President Barack Obama is seriously considering calling publicly for Syrian President Bashar al-Asad to step down, according to press reports. He is said to be awaiting a briefing by Turkish Foreign Minister Ahmet Davutoglu, who met with al-Asad for 6 hours on Tuesday, as Aljazeera English reports:.
On Wednesday, the US slapped sanctions on Syria’s largest state-owned bank and on its major cell phone company.
Meanwhile, the UN Security Council heard a chilling presentation on the massacres committed by the Syrian government against protesters, and warned Syria to stop its violent repression. Human rights groups estimate that some 2400 persons have died in the protests.
Obama’s plans to call for al-Asad to step down, if those reports are true, seem to me a bad idea. It is unwise to call for something to happen if you can’t make it happen and don’t know whether it will. If Obama calls for al-Asad to be gone, and he is still there years from now, it will just make the US look weak and ineffectual. Denouncing the Syrian strong man’s crackdowns as illegal, and imposing stronger sanctions, would be wiser.
Saudi Arabia has now been deeply critical of al-Asad, with King Abdullah calling the Baath regime “a killing machine.” Riyadh came under pressure to speak out from Sunnis, who see the Alawite-dominated Syrian state as tinged with Shiite Islam, and so view the crackdowns as a Shiite persecution of Sunnis. Likewise, Sunni revivalists are among the key constituents of Turkey’s ruling Justice and Development Party, helping to account for the increasingly strong language Turkey has used toward al-Asad. In contrast, the some 20% of Turks who are Alevi Shiites (a heterodox sect) are said to have some sympathy for Syrian Allawis (the two forms of folk Shiism are not similar in doctrine or ritual practice, however).
That leading countries in the Arab League are now denouncing al-Asad is a blow to his prestige.
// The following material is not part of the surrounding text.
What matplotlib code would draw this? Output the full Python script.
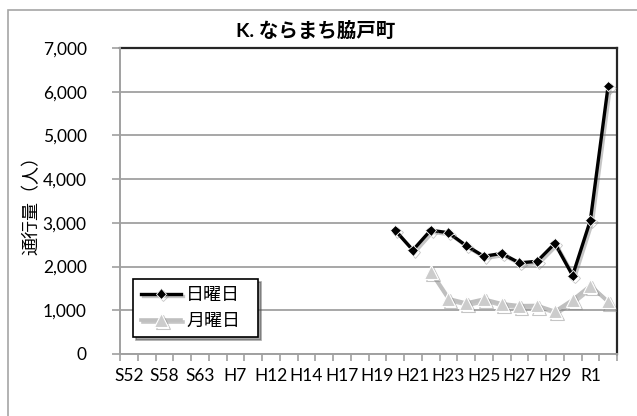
import matplotlib
matplotlib.use("Agg")
import matplotlib.pyplot as plt
import matplotlib.patheffects as pe
from matplotlib.patches import Rectangle
from matplotlib.ticker import FuncFormatter, FixedLocator
import numpy as np

plt.rcParams['font.family'] = ['Lato', 'Noto Sans CJK JP', 'DejaVu Sans']

# Survey years (Showa / Heisei / Reiwa)
years = ["S52", "S55", "S58", "S60", "S63", "H4", "H7", "H10", "H12", "H13",
         "H14", "H16", "H17", "H18", "H19", "H20", "H21", "H22", "H23", "H24",
         "H25", "H26", "H27", "H28", "H29", "H30", "R1", "R2"]

# Pedestrian counts
sunday_start = "H20"
sunday = [2830, 2375, 2830, 2775, 2480, 2235, 2300, 2085, 2120, 2530, 1795, 3060, 6130]
monday_start = "H22"
monday = [1880, 1265, 1165, 1255, 1150, 1105, 1110, 975, 1240, 1565, 1200]

title = "K. ならまち脇戸町"
ylabel = "通行量（人）"
sunday_label = "日曜日"
monday_label = "月曜日"
yticks = [0, 1000, 2000, 3000, 4000, 5000, 6000, 7000]

W, H = 637, 416
fig = plt.figure(figsize=(W / 100, H / 100), dpi=100)

# chart-area frame (runs off the right and bottom edges)
fig.patches.append(Rectangle((8 / W, -0.1), 1.0, 1.1 - 10 / H, transform=fig.transFigure,
                             fill=False, edgecolor="#a6a6a6", linewidth=1.2, zorder=0))

left, right, top, bottom = 120, 617, 48, 354
ax = fig.add_axes([left / W, 1 - bottom / H, (right - left) / W, (bottom - top) / H])

x = np.arange(len(years))
xs = x[years.index(sunday_start):years.index(sunday_start) + len(sunday)]
xm = x[years.index(monday_start):years.index(monday_start) + len(monday)]

shadow = [pe.SimpleLineShadow(offset=(1.5, -1.5), shadow_color="#808080", alpha=0.45),
          pe.Normal()]

ax.plot(xm, monday, color="#bfbfbf", linewidth=2.6, marker="^", markersize=10,
        markerfacecolor="#cccccc", markeredgecolor="white", markeredgewidth=0.8,
        label=monday_label, zorder=3, path_effects=shadow)
ax.plot(xs, sunday, color="black", linewidth=2.4, marker="D", markersize=5.5,
        markerfacecolor="black", markeredgecolor="white", markeredgewidth=0.6,
        label=sunday_label, zorder=4, path_effects=shadow)

ax.set_xlim(-0.5, len(years) - 0.5)
ax.set_ylim(0, 7000)

# y axis
ax.set_yticks(yticks)
ax.yaxis.set_major_formatter(FuncFormatter(lambda v, p: f"{int(v):,}"))
ax.tick_params(axis="y", direction="out", length=6, width=1.2, color="#a0a0a0",
               labelsize=12.5, pad=18, labelcolor="black")
ax.grid(axis="y", color="#a0a0a0", linewidth=1.3, zorder=0)

# x axis: tick marks on category boundaries, labels on every other category
ax.xaxis.set_major_locator(FixedLocator(np.arange(-0.5, len(years), 1.0)))
ax.xaxis.set_major_formatter(FuncFormatter(lambda v, p: ""))
ax.xaxis.set_minor_locator(FixedLocator(x[::2]))
ax.set_xticklabels([years[i] for i in x[::2]], minor=True)
ax.tick_params(axis="x", which="major", direction="out", length=5, width=1.2, color="#a0a0a0")
ax.tick_params(axis="x", which="minor", length=0, labelsize=12.5, pad=10, labelcolor="black")

for s in ("top", "right"):
    ax.spines[s].set_color("#262626")
    ax.spines[s].set_linewidth(1.6)
for s in ("left", "bottom"):
    ax.spines[s].set_color("#a0a0a0")
    ax.spines[s].set_linewidth(1.4)
    ax.spines[s].set_zorder(5)

ax.set_ylabel(ylabel, fontsize=13)
ax.yaxis.set_label_coords(-(left - 40) / (right - left), 0.5)

fig.text(316 / W, 1 - 30 / H, title, ha="center", va="center", fontsize=14,
         fontweight="bold")

handles, labels = ax.get_legend_handles_labels()
leg = ax.legend(handles[::-1], labels[::-1], loc="lower left",
                bbox_to_anchor=((133 - left) / (right - left), (bottom - 337) / (bottom - top),
                                (258 - 133) / (right - left), (337 - 267) / (bottom - top)),
                mode="expand", fontsize=13, frameon=True, fancybox=False, shadow=True,
                edgecolor="black", handlelength=2.2, handletextpad=0.3,
                borderaxespad=0, labelspacing=0.55, borderpad=0.45)
leg.get_frame().set_linewidth(1.2)
leg.set_zorder(6)

fig.savefig("out.png", dpi=100)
But, the regime does not seem that fragile, despite the obvious determination of the protesters. There haven’t been really big demonstrations in the capital of Damascus so far. The religious minorities make up about 25 percent of the population of 22 mn., and are afraid that the opposition is heavily tinged with Sunni fundamentalism. If you add Sunni secularists, you may have a majority of the population who fear governmental change. The security and military forces have not split and continue to back the regime. Mere verbal strong-arming from Washington is unlikely to materially change the situation.